On the tax legislative front, APPA continues to press for a reinstatement of tax-exempt advance refunding bonds to give public power utilities more flexibility in refinancing existing debt at the lowest possible rate.

In addition, the Association is asking for an expansion of the small issuer exception from $10 million to $30 million to allow smaller utilities to borrow directly from banks with tax-exempt debt.

APPA is also working with the Government Finance Officers Association on the implementation of a provision of the CARES Act requiring the Treasury Department to “endeavor to seek” to create a facility at the Federal Reserve to provide liquidity to the financial system that supports lending to states and municipalities. One concern for the Fed has been the scope of such a facility.

The House Financial Services Committee had proposed requiring the Federal Reserve to create such a facility with the stated purpose of purchasing longer-dated municipal bonds and new debt issuances in the primary market, as well as prioritizing jurisdictions that have higher levels of poverty.


APPA is also discussing the need to provide further assistance to individuals and small businesses through the Low Income Home Energy Assistance Program (LIHEAP) and Small Business Administration, respectively, to help them pay their utility bills.

As Congress moves to respond to the COVID-19 pandemic, additional funding for LIHEAP has been a key priority for APPA.

The National Energy Assistance Directors Association (NEADA) on April 6 said that state LIHEAP directors are calling for Congress to provide an additional funding of $4.3 billion for the LIHEAP program in response to the COVID-19 pandemic.
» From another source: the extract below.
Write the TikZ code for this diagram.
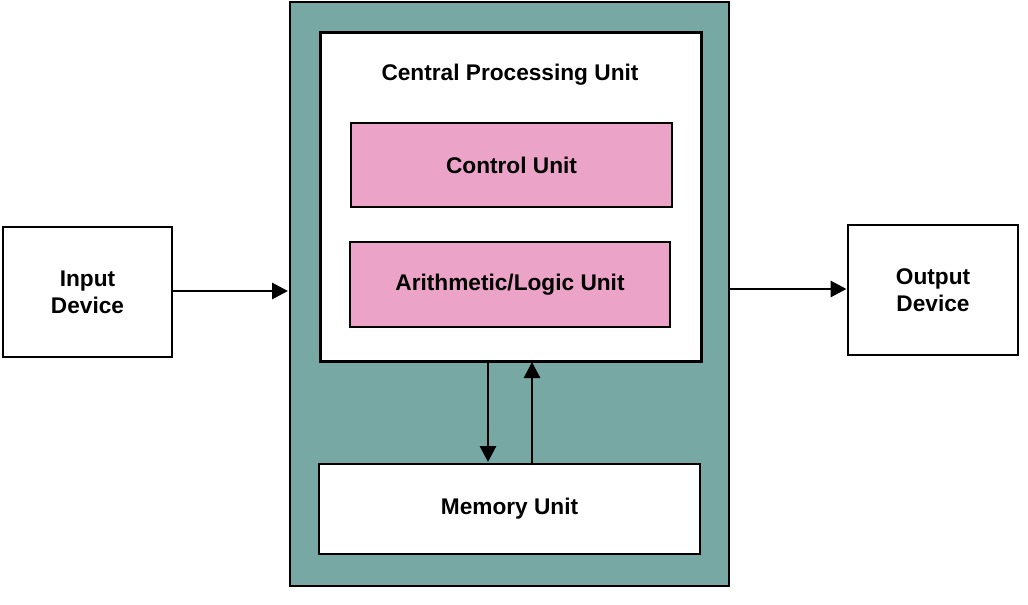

The CARES Act includes $900 million for LIHEAP to help low-income households pay their utility bills during the crisis.

“Due to the depth of the crisis, this funding only scratches the surface of what families will need to stay afloat,” NEADA said.

NEADA said its estimate of need assumes an average grant of $325 to cover home energy costs for four months, plus $300 to provide window or room air conditioners for elderly and medically vulnerable households to ensure their houses stay a safe temperature while they are sheltering in place.

“States have reported to us that they are ready to move funds quickly. Despite the challenges of switching from in-person applications to telephone or mail, the states are making the necessary changes to keep their programs open and continue providing service to families in need,” NEADA said.

The initial $900 million will bridge the gap, “giving states the ability to keep programs running, staff employed, and customers served while a more comprehensive solution is being developed but it is not sufficient to meet the rapidly growing need for assistance.”